Six years into the experiment, the IASB’s own post‑implementation review concedes that the standard is "generally working as intended"—code for "no one’s cooking the books"—but the board is still fielding a laundry list of complaints. Preparers want relief from constant lease‑modification bookkeeping, clearer rules on sale‑and‑leaseback deals, and a rethink of discount‑rate disclosures that have turned footnotes into algebra exams. Investors keep asking for a single table that shows cash rent, lease interest and depreciation side by side—essentially the rent‑expense line they lost in the shuffle.

Which raises the awkward question: Was any of this worth it? If the goal was transparency, many analysts argue that beefed‑up footnote disclosures—say, a mandatory reconciliation of total committed lease payments—would have achieved 90 percent of the benefit at a fraction of the cost. Instead, companies bear a permanent compliance tax, auditors juggle new judgment calls, and users must reverse‑engineer numbers that used to come straight off the income statement. As one buy‑side analyst quipped during a recent EFRAG round‑table, "We got a clearer balance sheet and a murkier P&L—that’s a push at best."

Even standard‑setters hint at buyer’s remorse.
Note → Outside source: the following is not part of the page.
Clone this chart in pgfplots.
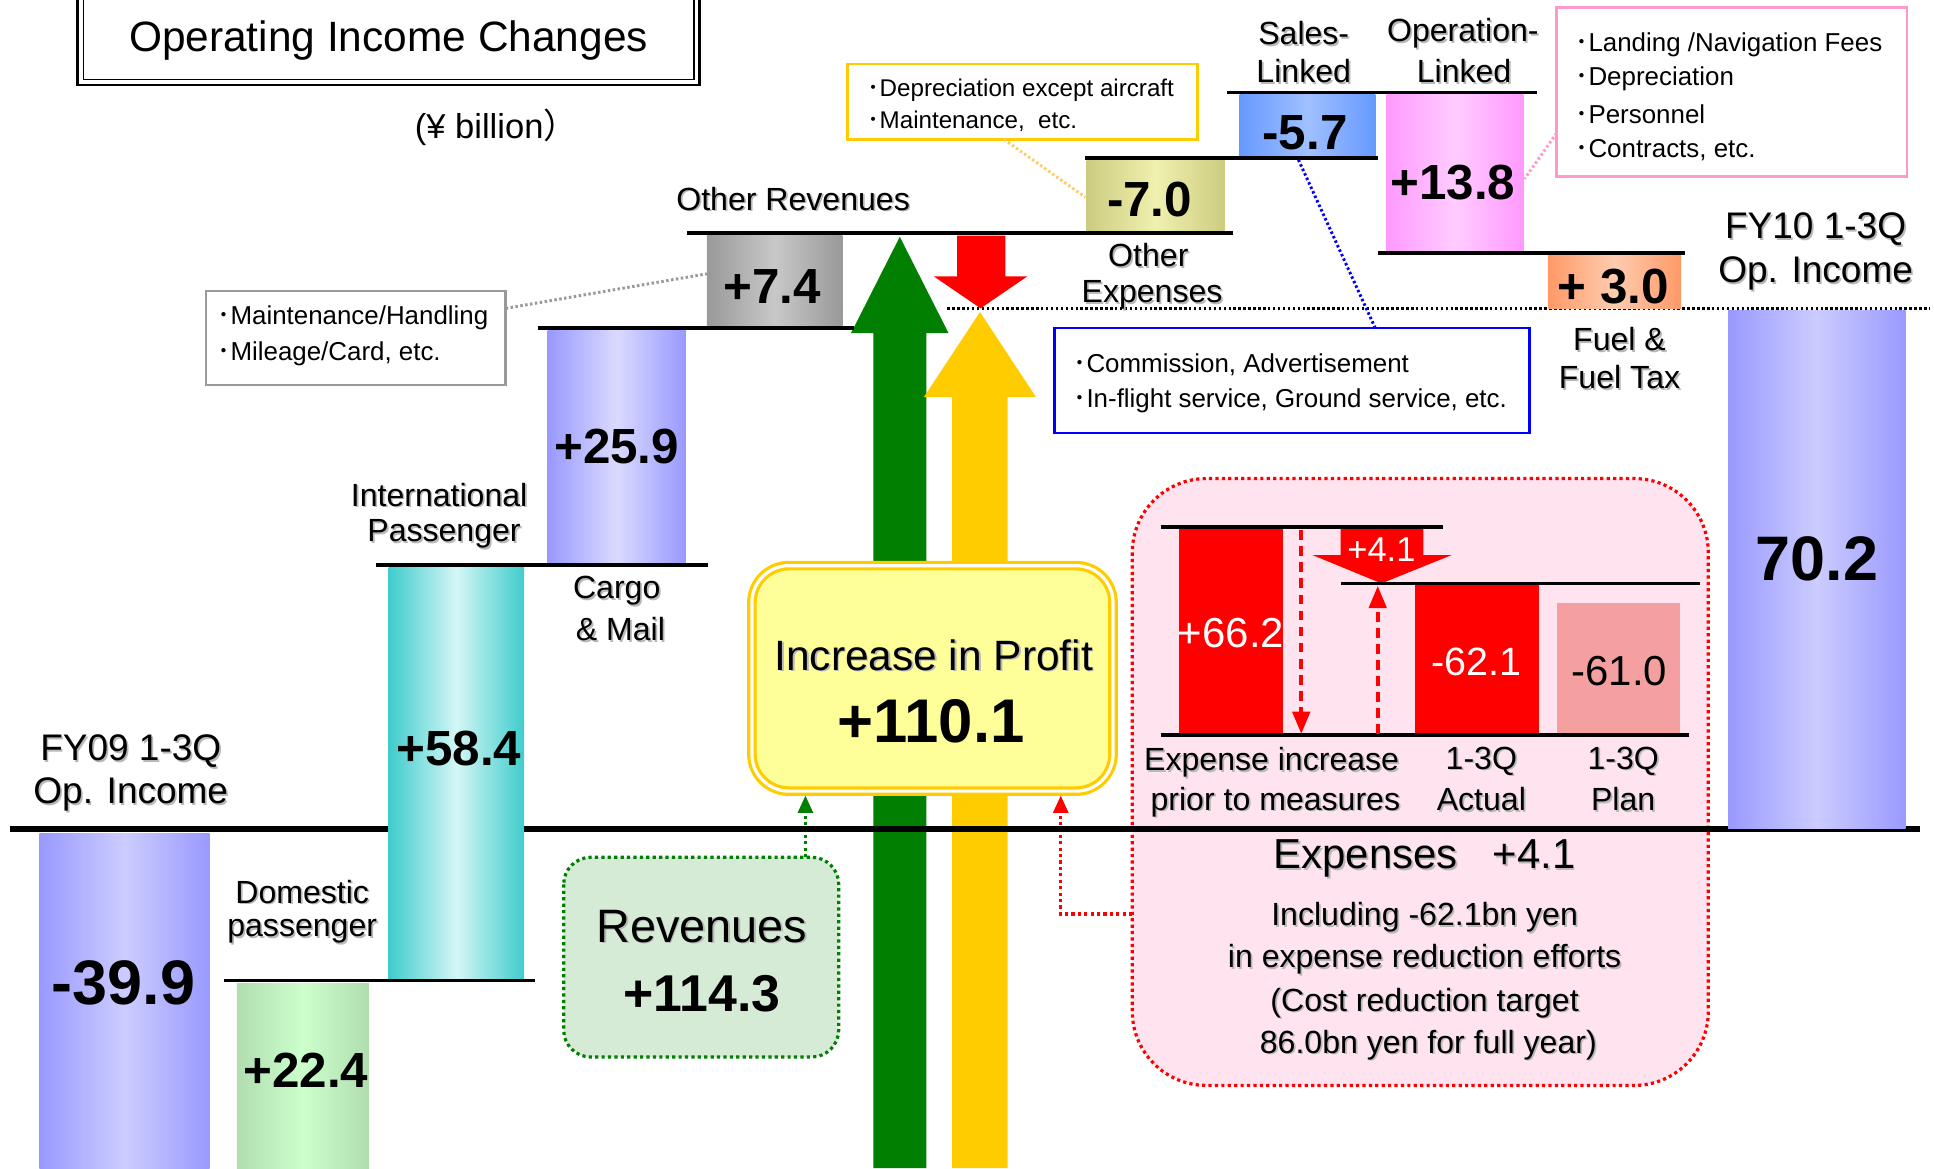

Board members have floated the idea of grouping all lease information in a single note and encouraging companies to present a pro‑forma rent expense for comparability. Yet any substantive rollback is off the table; the political cost of admitting failure would dwarf the implementation bill.

Bottom line: The rule was a blockbuster hassle and, in hindsight, probably not worth the sweat. Transparency came at the price of simplicity, and the average investor still needs a calculator to translate those pumped‑up earnings back into plain English.